— Begin GIVEN DATA —

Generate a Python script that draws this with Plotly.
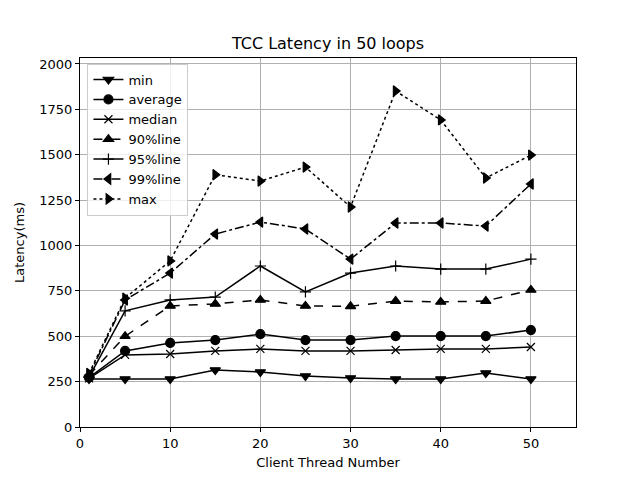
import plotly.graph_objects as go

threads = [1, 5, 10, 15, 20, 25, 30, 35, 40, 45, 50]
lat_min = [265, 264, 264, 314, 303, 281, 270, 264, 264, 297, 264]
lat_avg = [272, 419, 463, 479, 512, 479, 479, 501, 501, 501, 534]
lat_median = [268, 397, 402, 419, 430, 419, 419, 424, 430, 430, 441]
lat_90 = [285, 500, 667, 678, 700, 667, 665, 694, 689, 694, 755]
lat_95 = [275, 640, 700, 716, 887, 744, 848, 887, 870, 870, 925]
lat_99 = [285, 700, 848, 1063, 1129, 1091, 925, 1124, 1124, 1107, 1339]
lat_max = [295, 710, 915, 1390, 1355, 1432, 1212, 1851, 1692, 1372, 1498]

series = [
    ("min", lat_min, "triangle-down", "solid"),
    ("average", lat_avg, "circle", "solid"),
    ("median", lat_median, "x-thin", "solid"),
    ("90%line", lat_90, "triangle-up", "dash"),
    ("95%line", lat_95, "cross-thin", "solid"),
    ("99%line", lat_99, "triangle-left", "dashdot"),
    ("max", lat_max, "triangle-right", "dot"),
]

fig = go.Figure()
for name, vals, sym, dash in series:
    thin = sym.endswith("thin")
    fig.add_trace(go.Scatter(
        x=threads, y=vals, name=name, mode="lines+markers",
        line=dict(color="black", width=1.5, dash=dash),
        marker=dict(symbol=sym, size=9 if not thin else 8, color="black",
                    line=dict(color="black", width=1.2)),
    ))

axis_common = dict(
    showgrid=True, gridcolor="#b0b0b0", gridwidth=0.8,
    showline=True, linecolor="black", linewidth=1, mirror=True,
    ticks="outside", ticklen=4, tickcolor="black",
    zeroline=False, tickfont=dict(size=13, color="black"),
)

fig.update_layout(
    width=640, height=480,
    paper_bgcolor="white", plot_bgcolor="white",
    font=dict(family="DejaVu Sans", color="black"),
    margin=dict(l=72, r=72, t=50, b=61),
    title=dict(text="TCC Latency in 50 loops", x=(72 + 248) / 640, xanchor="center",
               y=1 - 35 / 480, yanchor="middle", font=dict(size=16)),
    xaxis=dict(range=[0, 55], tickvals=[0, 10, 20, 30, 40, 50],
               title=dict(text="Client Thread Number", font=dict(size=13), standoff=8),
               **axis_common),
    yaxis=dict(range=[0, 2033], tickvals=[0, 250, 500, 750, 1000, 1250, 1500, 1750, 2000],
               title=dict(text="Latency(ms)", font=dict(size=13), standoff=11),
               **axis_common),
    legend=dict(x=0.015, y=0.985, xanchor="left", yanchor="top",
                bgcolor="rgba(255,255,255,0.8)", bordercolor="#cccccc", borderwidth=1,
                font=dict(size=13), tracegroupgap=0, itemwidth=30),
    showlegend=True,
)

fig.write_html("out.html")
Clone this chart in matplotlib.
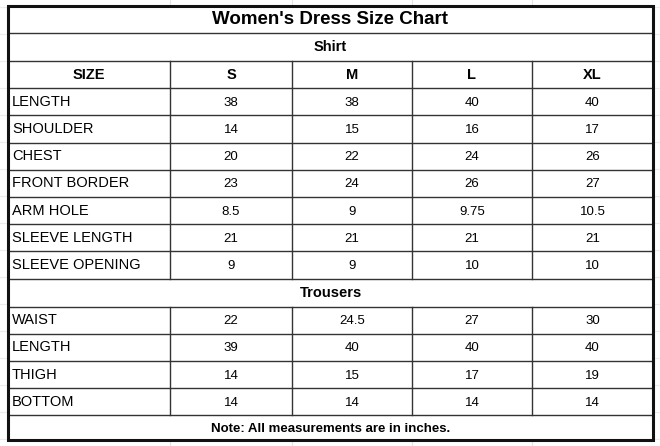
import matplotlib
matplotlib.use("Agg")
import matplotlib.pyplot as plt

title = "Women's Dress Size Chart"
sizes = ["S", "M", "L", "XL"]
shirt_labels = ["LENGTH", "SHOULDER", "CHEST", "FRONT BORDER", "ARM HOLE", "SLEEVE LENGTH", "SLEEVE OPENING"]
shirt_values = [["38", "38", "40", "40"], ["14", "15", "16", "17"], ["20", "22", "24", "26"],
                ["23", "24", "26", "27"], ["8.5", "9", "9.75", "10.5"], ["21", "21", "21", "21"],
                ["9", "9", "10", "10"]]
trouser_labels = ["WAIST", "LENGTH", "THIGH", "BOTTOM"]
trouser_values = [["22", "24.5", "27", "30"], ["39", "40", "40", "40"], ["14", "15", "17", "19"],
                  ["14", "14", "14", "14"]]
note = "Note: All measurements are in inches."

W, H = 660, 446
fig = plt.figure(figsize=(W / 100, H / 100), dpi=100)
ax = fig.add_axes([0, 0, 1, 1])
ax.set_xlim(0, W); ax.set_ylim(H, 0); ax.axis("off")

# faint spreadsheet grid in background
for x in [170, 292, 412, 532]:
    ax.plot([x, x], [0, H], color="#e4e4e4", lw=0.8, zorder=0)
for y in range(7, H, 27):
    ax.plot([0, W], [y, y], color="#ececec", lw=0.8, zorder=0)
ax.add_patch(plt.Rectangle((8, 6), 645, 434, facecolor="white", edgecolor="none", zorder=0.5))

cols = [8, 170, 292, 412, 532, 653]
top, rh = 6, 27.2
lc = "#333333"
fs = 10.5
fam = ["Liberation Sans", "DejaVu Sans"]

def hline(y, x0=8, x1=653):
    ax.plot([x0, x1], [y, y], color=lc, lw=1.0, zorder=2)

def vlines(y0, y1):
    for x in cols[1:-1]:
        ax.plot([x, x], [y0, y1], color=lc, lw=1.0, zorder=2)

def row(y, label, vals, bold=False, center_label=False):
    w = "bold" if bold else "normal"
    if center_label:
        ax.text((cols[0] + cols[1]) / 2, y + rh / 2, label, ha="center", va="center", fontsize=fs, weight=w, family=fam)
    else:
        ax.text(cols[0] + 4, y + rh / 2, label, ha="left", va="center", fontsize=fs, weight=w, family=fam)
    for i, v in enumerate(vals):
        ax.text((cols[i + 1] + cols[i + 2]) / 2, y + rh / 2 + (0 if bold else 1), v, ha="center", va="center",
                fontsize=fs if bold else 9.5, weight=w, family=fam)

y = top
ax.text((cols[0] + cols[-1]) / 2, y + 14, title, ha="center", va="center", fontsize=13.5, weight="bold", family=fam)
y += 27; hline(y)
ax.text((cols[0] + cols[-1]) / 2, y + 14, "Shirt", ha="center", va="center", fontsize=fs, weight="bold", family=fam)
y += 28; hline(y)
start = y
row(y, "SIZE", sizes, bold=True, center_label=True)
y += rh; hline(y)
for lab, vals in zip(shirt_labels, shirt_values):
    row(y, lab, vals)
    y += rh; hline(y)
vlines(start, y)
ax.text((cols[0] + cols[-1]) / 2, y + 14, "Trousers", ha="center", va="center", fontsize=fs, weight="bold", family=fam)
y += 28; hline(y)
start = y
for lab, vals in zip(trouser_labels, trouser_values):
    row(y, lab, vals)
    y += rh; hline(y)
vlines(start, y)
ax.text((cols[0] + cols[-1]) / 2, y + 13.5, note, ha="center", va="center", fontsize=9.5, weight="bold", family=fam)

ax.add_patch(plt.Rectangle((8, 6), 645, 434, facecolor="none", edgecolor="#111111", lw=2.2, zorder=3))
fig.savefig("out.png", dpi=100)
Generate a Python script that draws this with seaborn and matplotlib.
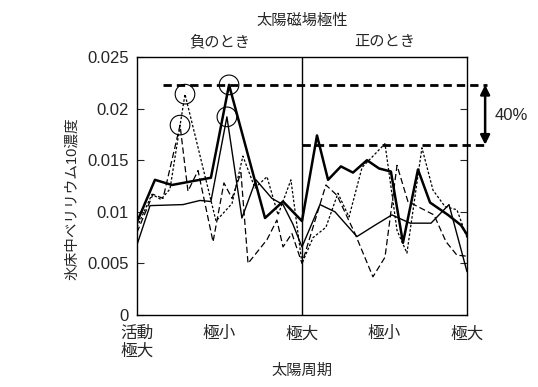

— End GIVEN DATA —

• _GOAL OF THE EXERCISE_:
Transcribe all entries above exactly. Drop the pictures.

• _FINISHED EXERCISE_:
Generate a Python script that draws this with Plotly.
import plotly.graph_objects as go

threads = [1, 5, 10, 15, 20, 25, 30, 35, 40, 45, 50]
lat_min = [265, 264, 264, 314, 303, 281, 270, 264, 264, 297, 264]
lat_avg = [272, 419, 463, 479, 512, 479, 479, 501, 501, 501, 534]
lat_median = [268, 397, 402, 419, 430, 419, 419, 424, 430, 430, 441]
lat_90 = [285, 500, 667, 678, 700, 667, 665, 694, 689, 694, 755]
lat_95 = [275, 640, 700, 716, 887, 744, 848, 887, 870, 870, 925]
lat_99 = [285, 700, 848, 1063, 1129, 1091, 925, 1124, 1124, 1107, 1339]
lat_max = [295, 710, 915, 1390, 1355, 1432, 1212, 1851, 1692, 1372, 1498]

series = [
    ("min", lat_min, "triangle-down", "solid"),
    ("average", lat_avg, "circle", "solid"),
    ("median", lat_median, "x-thin", "solid"),
    ("90%line", lat_90, "triangle-up", "dash"),
    ("95%line", lat_95, "cross-thin", "solid"),
    ("99%line", lat_99, "triangle-left", "dashdot"),
    ("max", lat_max, "triangle-right", "dot"),
]

fig = go.Figure()
for name, vals, sym, dash in series:
    thin = sym.endswith("thin")
    fig.add_trace(go.Scatter(
        x=threads, y=vals, name=name, mode="lines+markers",
        line=dict(color="black", width=1.5, dash=dash),
        marker=dict(symbol=sym, size=9 if not thin else 8, color="black",
                    line=dict(color="black", width=1.2)),
    ))

axis_common = dict(
    showgrid=True, gridcolor="#b0b0b0", gridwidth=0.8,
    showline=True, linecolor="black", linewidth=1, mirror=True,
    ticks="outside", ticklen=4, tickcolor="black",
    zeroline=False, tickfont=dict(size=13, color="black"),
)

fig.update_layout(
    width=640, height=480,
    paper_bgcolor="white", plot_bgcolor="white",
    font=dict(family="DejaVu Sans", color="black"),
    margin=dict(l=72, r=72, t=50, b=61),
    title=dict(text="TCC Latency in 50 loops", x=(72 + 248) / 640, xanchor="center",
               y=1 - 35 / 480, yanchor="middle", font=dict(size=16)),
    xaxis=dict(range=[0, 55], tickvals=[0, 10, 20, 30, 40, 50],
               title=dict(text="Client Thread Number", font=dict(size=13), standoff=8),
               **axis_common),
    yaxis=dict(range=[0, 2033], tickvals=[0, 250, 500, 750, 1000, 1250, 1500, 1750, 2000],
               title=dict(text="Latency(ms)", font=dict(size=13), standoff=11),
               **axis_common),
    legend=dict(x=0.015, y=0.985, xanchor="left", yanchor="top",
                bgcolor="rgba(255,255,255,0.8)", bordercolor="#cccccc", borderwidth=1,
                font=dict(size=13), tracegroupgap=0, itemwidth=30),
    showlegend=True,
)

fig.write_html("out.html")
Clone this chart in matplotlib.
import matplotlib
matplotlib.use("Agg")
import matplotlib.pyplot as plt

title = "Women's Dress Size Chart"
sizes = ["S", "M", "L", "XL"]
shirt_labels = ["LENGTH", "SHOULDER", "CHEST", "FRONT BORDER", "ARM HOLE", "SLEEVE LENGTH", "SLEEVE OPENING"]
shirt_values = [["38", "38", "40", "40"], ["14", "15", "16", "17"], ["20", "22", "24", "26"],
                ["23", "24", "26", "27"], ["8.5", "9", "9.75", "10.5"], ["21", "21", "21", "21"],
                ["9", "9", "10", "10"]]
trouser_labels = ["WAIST", "LENGTH", "THIGH", "BOTTOM"]
trouser_values = [["22", "24.5", "27", "30"], ["39", "40", "40", "40"], ["14", "15", "17", "19"],
                  ["14", "14", "14", "14"]]
note = "Note: All measurements are in inches."

W, H = 660, 446
fig = plt.figure(figsize=(W / 100, H / 100), dpi=100)
ax = fig.add_axes([0, 0, 1, 1])
ax.set_xlim(0, W); ax.set_ylim(H, 0); ax.axis("off")

# faint spreadsheet grid in background
for x in [170, 292, 412, 532]:
    ax.plot([x, x], [0, H], color="#e4e4e4", lw=0.8, zorder=0)
for y in range(7, H, 27):
    ax.plot([0, W], [y, y], color="#ececec", lw=0.8, zorder=0)
ax.add_patch(plt.Rectangle((8, 6), 645, 434, facecolor="white", edgecolor="none", zorder=0.5))

cols = [8, 170, 292, 412, 532, 653]
top, rh = 6, 27.2
lc = "#333333"
fs = 10.5
fam = ["Liberation Sans", "DejaVu Sans"]

def hline(y, x0=8, x1=653):
    ax.plot([x0, x1], [y, y], color=lc, lw=1.0, zorder=2)

def vlines(y0, y1):
    for x in cols[1:-1]:
        ax.plot([x, x], [y0, y1], color=lc, lw=1.0, zorder=2)

def row(y, label, vals, bold=False, center_label=False):
    w = "bold" if bold else "normal"
    if center_label:
        ax.text((cols[0] + cols[1]) / 2, y + rh / 2, label, ha="center", va="center", fontsize=fs, weight=w, family=fam)
    else:
        ax.text(cols[0] + 4, y + rh / 2, label, ha="left", va="center", fontsize=fs, weight=w, family=fam)
    for i, v in enumerate(vals):
        ax.text((cols[i + 1] + cols[i + 2]) / 2, y + rh / 2 + (0 if bold else 1), v, ha="center", va="center",
                fontsize=fs if bold else 9.5, weight=w, family=fam)

y = top
ax.text((cols[0] + cols[-1]) / 2, y + 14, title, ha="center", va="center", fontsize=13.5, weight="bold", family=fam)
y += 27; hline(y)
ax.text((cols[0] + cols[-1]) / 2, y + 14, "Shirt", ha="center", va="center", fontsize=fs, weight="bold", family=fam)
y += 28; hline(y)
start = y
row(y, "SIZE", sizes, bold=True, center_label=True)
y += rh; hline(y)
for lab, vals in zip(shirt_labels, shirt_values):
    row(y, lab, vals)
    y += rh; hline(y)
vlines(start, y)
ax.text((cols[0] + cols[-1]) / 2, y + 14, "Trousers", ha="center", va="center", fontsize=fs, weight="bold", family=fam)
y += 28; hline(y)
start = y
for lab, vals in zip(trouser_labels, trouser_values):
    row(y, lab, vals)
    y += rh; hline(y)
vlines(start, y)
ax.text((cols[0] + cols[-1]) / 2, y + 13.5, note, ha="center", va="center", fontsize=9.5, weight="bold", family=fam)

ax.add_patch(plt.Rectangle((8, 6), 645, 434, facecolor="none", edgecolor="#111111", lw=2.2, zorder=3))
fig.savefig("out.png", dpi=100)
Generate a Python script that draws this with seaborn and matplotlib.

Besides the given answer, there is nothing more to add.